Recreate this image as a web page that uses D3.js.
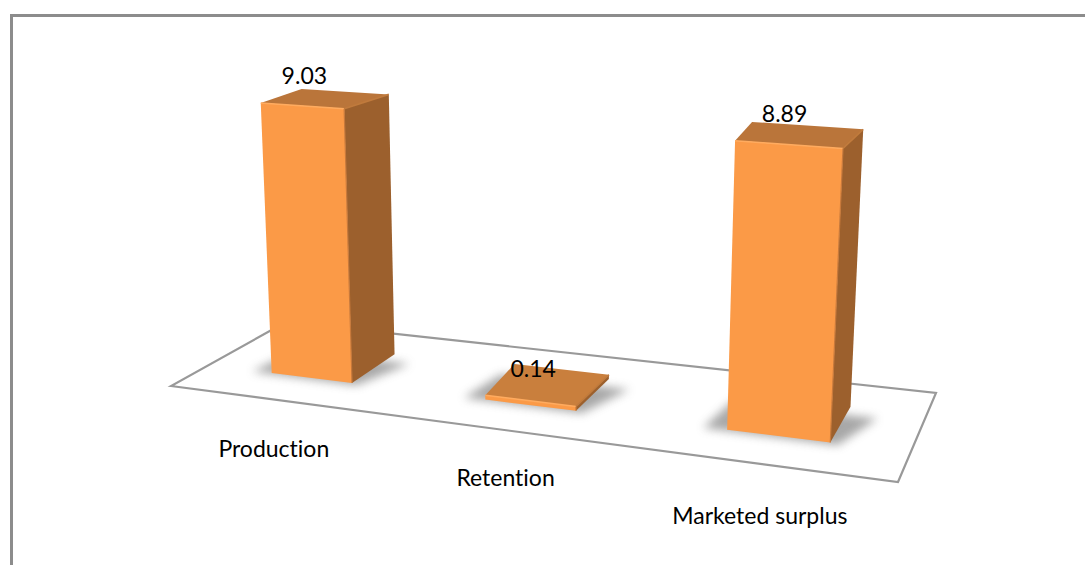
<!DOCTYPE html>
<html><head><meta charset="utf-8">
<script src="https://cdn.jsdelivr.net/npm/d3@7"></script>
<style>html,body{margin:0;padding:0;background:#fff;overflow:hidden}svg{display:block}text{font-family:Lato,"Open Sans",sans-serif;fill:#000;font-variant-ligatures:none}</style>
</head><body><svg id="c" width="1085" height="565"></svg>
<script>
const categories = ["Production","Retention","Marketed surplus"];
const values = [9.03,0.14,8.89];
const labelText = ["9.03","0.14","8.89"];

const svg = d3.select("#c");
const W=1085,H=565;

// floor quad: camera set-up (front-left, front-right, back-right, back-left)
const quad=[[171,386],[898,482],[936,393],[286,322]];
const vp=[544,7088];
function makeHomography(q){
  const [p0,p1,p2,p3]=q;
  const d1=[p1[0]-p2[0],p1[1]-p2[1]],d2=[p3[0]-p2[0],p3[1]-p2[1]],s=[p0[0]-p1[0]+p2[0]-p3[0],p0[1]-p1[1]+p2[1]-p3[1]];
  const det=d1[0]*d2[1]-d1[1]*d2[0];
  const g=(s[0]*d2[1]-s[1]*d2[0])/det,h=(d1[0]*s[1]-d1[1]*s[0])/det;
  return (u,v)=>{
    const D=g*u+h*v+1;
    return {x:((p1[0]*(1+g)-p0[0])*u+(p3[0]*(1+h)-p0[0])*v+p0[0])/D,
            y:((p1[1]*(1+g)-p0[1])*u+(p3[1]*(1+h)-p0[1])*v+p0[1])/D,D};
  };
}
const floor=makeHomography(quad);
const uScale=d3.scaleBand().domain(categories).range([0.005,1.005]).paddingInner(0.61).paddingOuter(0.305);
const vFront=0.30,vBack=0.72;
const zScale=d3.scaleLinear().domain([0,10]).range([0,0.06]);
function proj(u,v,val){
  const f=floor(u,v);
  const s=zScale(val)/(f.D+0.31+0.06*v);
  return [f.x+s*(f.x-vp[0]),f.y+s*(f.y-vp[1])];
}
const line=d3.line();
const closed=pts=>line(pts)+"Z";

const defs=svg.append("defs");
defs.append("filter").attr("id","sh").attr("x","-40%").attr("y","-60%").attr("width","180%").attr("height","220%")
  .append("feGaussianBlur").attr("stdDeviation",5);
defs.append("filter").attr("id","soft").append("feGaussianBlur").attr("stdDeviation",0.6);

// outer frame
svg.append("path").attr("d",line([[11.5,H+3],[11.5,15.5],[W+3,15.5]])).attr("fill","none").attr("stroke","#8c8c8c").attr("stroke-width",3);

// floor
svg.append("path").attr("d",closed(quad)).attr("fill","#fff").attr("stroke","#999999").attr("stroke-width",2.2);

const colFront="#FB9A47",colSide="#9C602D",colHi="#FFAB5E";

const bars=svg.append("g").selectAll("g").data(categories).join("g");
bars.each(function(cat,i){
  const g=d3.select(this),val=values[i];
  const u0=uScale(cat),u1=u0+uScale.bandwidth();
  const B=[proj(u0,vFront,0),proj(u1,vFront,0),proj(u1,vBack,0),proj(u0,vBack,0)];
  const T=[proj(u0,vFront,val),proj(u1,vFront,val),proj(u1,vBack,val),proj(u0-0.012,vBack,val)];
  // shadow on floor
  g.append("path").attr("d",closed([proj(u0-0.03,vFront-0.01,0),proj(u1+0.01,vFront-0.02,0),proj(u1+0.04,vBack-0.1,0),proj(u0-0.02,vBack-0.1,0)]))
    .attr("fill","#606060").attr("opacity",0.55).attr("filter","url(#sh)");
  const body=g.append("g");
  body.append("path").attr("d",closed([B[1],B[2],T[2],T[1]])).attr("fill",colSide);
  body.append("path").attr("d",closed([T[0],T[1],T[2],T[3]])).attr("fill",val<1?"#C97F3D":"#BA753A");
  body.append("path").attr("d",closed([B[0],B[1],T[1],T[0]])).attr("fill",colFront);
  body.append("path").attr("d",line([T[0],T[1]])).attr("stroke",colHi).attr("stroke-width",1.6).attr("fill","none").attr("filter","url(#soft)");
  body.append("path").attr("d",line([T[1],T[2]])).attr("stroke","#C07A3C").attr("stroke-width",1.6).attr("fill","none").attr("filter","url(#soft)");
  body.append("path").attr("d",line([B[1],T[1]])).attr("stroke","#C8793A").attr("stroke-width",1.2).attr("fill","none").attr("filter","url(#soft)");
});

// value labels, anchored on the back edge of each bar's top
const labelOffsets=[[-44,-8],[-32,7],[-27,-4]];
svg.append("g").selectAll("text").data(categories).join("text")
  .attr("font-size",23).attr("text-anchor","middle")
  .attr("x",(c,i)=>proj(uScale(c)+uScale.bandwidth()/2,vBack,values[i])[0]+labelOffsets[i][0])
  .attr("y",(c,i)=>proj(uScale(c)+uScale.bandwidth()/2,vBack,values[i])[1]+labelOffsets[i][1])
  .text((c,i)=>labelText[i]);

// category labels, anchored on the front edge of the floor
const catOffsets=[[-3,57],[3,56],[0,60]];
svg.append("g").selectAll("text").data(categories).join("text")
  .attr("font-size",23).attr("text-anchor","middle")
  .attr("x",(c,i)=>proj(uScale(c)+uScale.bandwidth()/2,0,0)[0]+catOffsets[i][0])
  .attr("y",(c,i)=>proj(uScale(c)+uScale.bandwidth()/2,0,0)[1]+catOffsets[i][1])
  .text(c=>c);
</script></body></html>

◇ ◇ ◇ ◇

**Exercise brief:** Return each line exactly as written. Any picture gets left out.

**Result below:**
Recreate this image as a web page that uses D3.js.
<!DOCTYPE html>
<html><head><meta charset="utf-8">
<script src="https://cdn.jsdelivr.net/npm/d3@7"></script>
<style>html,body{margin:0;padding:0;background:#fff;overflow:hidden}svg{display:block}text{font-family:Lato,"Open Sans",sans-serif;fill:#000;font-variant-ligatures:none}</style>
</head><body><svg id="c" width="1085" height="565"></svg>
<script>
const categories = ["Production","Retention","Marketed surplus"];
const values = [9.03,0.14,8.89];
const labelText = ["9.03","0.14","8.89"];

const svg = d3.select("#c");
const W=1085,H=565;

// floor quad: camera set-up (front-left, front-right, back-right, back-left)
const quad=[[171,386],[898,482],[936,393],[286,322]];
const vp=[544,7088];
function makeHomography(q){
  const [p0,p1,p2,p3]=q;
  const d1=[p1[0]-p2[0],p1[1]-p2[1]],d2=[p3[0]-p2[0],p3[1]-p2[1]],s=[p0[0]-p1[0]+p2[0]-p3[0],p0[1]-p1[1]+p2[1]-p3[1]];
  const det=d1[0]*d2[1]-d1[1]*d2[0];
  const g=(s[0]*d2[1]-s[1]*d2[0])/det,h=(d1[0]*s[1]-d1[1]*s[0])/det;
  return (u,v)=>{
    const D=g*u+h*v+1;
    return {x:((p1[0]*(1+g)-p0[0])*u+(p3[0]*(1+h)-p0[0])*v+p0[0])/D,
            y:((p1[1]*(1+g)-p0[1])*u+(p3[1]*(1+h)-p0[1])*v+p0[1])/D,D};
  };
}
const floor=makeHomography(quad);
const uScale=d3.scaleBand().domain(categories).range([0.005,1.005]).paddingInner(0.61).paddingOuter(0.305);
const vFront=0.30,vBack=0.72;
const zScale=d3.scaleLinear().domain([0,10]).range([0,0.06]);
function proj(u,v,val){
  const f=floor(u,v);
  const s=zScale(val)/(f.D+0.31+0.06*v);
  return [f.x+s*(f.x-vp[0]),f.y+s*(f.y-vp[1])];
}
const line=d3.line();
const closed=pts=>line(pts)+"Z";

const defs=svg.append("defs");
defs.append("filter").attr("id","sh").attr("x","-40%").attr("y","-60%").attr("width","180%").attr("height","220%")
  .append("feGaussianBlur").attr("stdDeviation",5);
defs.append("filter").attr("id","soft").append("feGaussianBlur").attr("stdDeviation",0.6);

// outer frame
svg.append("path").attr("d",line([[11.5,H+3],[11.5,15.5],[W+3,15.5]])).attr("fill","none").attr("stroke","#8c8c8c").attr("stroke-width",3);

// floor
svg.append("path").attr("d",closed(quad)).attr("fill","#fff").attr("stroke","#999999").attr("stroke-width",2.2);

const colFront="#FB9A47",colSide="#9C602D",colHi="#FFAB5E";

const bars=svg.append("g").selectAll("g").data(categories).join("g");
bars.each(function(cat,i){
  const g=d3.select(this),val=values[i];
  const u0=uScale(cat),u1=u0+uScale.bandwidth();
  const B=[proj(u0,vFront,0),proj(u1,vFront,0),proj(u1,vBack,0),proj(u0,vBack,0)];
  const T=[proj(u0,vFront,val),proj(u1,vFront,val),proj(u1,vBack,val),proj(u0-0.012,vBack,val)];
  // shadow on floor
  g.append("path").attr("d",closed([proj(u0-0.03,vFront-0.01,0),proj(u1+0.01,vFront-0.02,0),proj(u1+0.04,vBack-0.1,0),proj(u0-0.02,vBack-0.1,0)]))
    .attr("fill","#606060").attr("opacity",0.55).attr("filter","url(#sh)");
  const body=g.append("g");
  body.append("path").attr("d",closed([B[1],B[2],T[2],T[1]])).attr("fill",colSide);
  body.append("path").attr("d",closed([T[0],T[1],T[2],T[3]])).attr("fill",val<1?"#C97F3D":"#BA753A");
  body.append("path").attr("d",closed([B[0],B[1],T[1],T[0]])).attr("fill",colFront);
  body.append("path").attr("d",line([T[0],T[1]])).attr("stroke",colHi).attr("stroke-width",1.6).attr("fill","none").attr("filter","url(#soft)");
  body.append("path").attr("d",line([T[1],T[2]])).attr("stroke","#C07A3C").attr("stroke-width",1.6).attr("fill","none").attr("filter","url(#soft)");
  body.append("path").attr("d",line([B[1],T[1]])).attr("stroke","#C8793A").attr("stroke-width",1.2).attr("fill","none").attr("filter","url(#soft)");
});

// value labels, anchored on the back edge of each bar's top
const labelOffsets=[[-44,-8],[-32,7],[-27,-4]];
svg.append("g").selectAll("text").data(categories).join("text")
  .attr("font-size",23).attr("text-anchor","middle")
  .attr("x",(c,i)=>proj(uScale(c)+uScale.bandwidth()/2,vBack,values[i])[0]+labelOffsets[i][0])
  .attr("y",(c,i)=>proj(uScale(c)+uScale.bandwidth()/2,vBack,values[i])[1]+labelOffsets[i][1])
  .text((c,i)=>labelText[i]);

// category labels, anchored on the front edge of the floor
const catOffsets=[[-3,57],[3,56],[0,60]];
svg.append("g").selectAll("text").data(categories).join("text")
  .attr("font-size",23).attr("text-anchor","middle")
  .attr("x",(c,i)=>proj(uScale(c)+uScale.bandwidth()/2,0,0)[0]+catOffsets[i][0])
  .attr("y",(c,i)=>proj(uScale(c)+uScale.bandwidth()/2,0,0)[1]+catOffsets[i][1])
  .text(c=>c);
</script></body></html>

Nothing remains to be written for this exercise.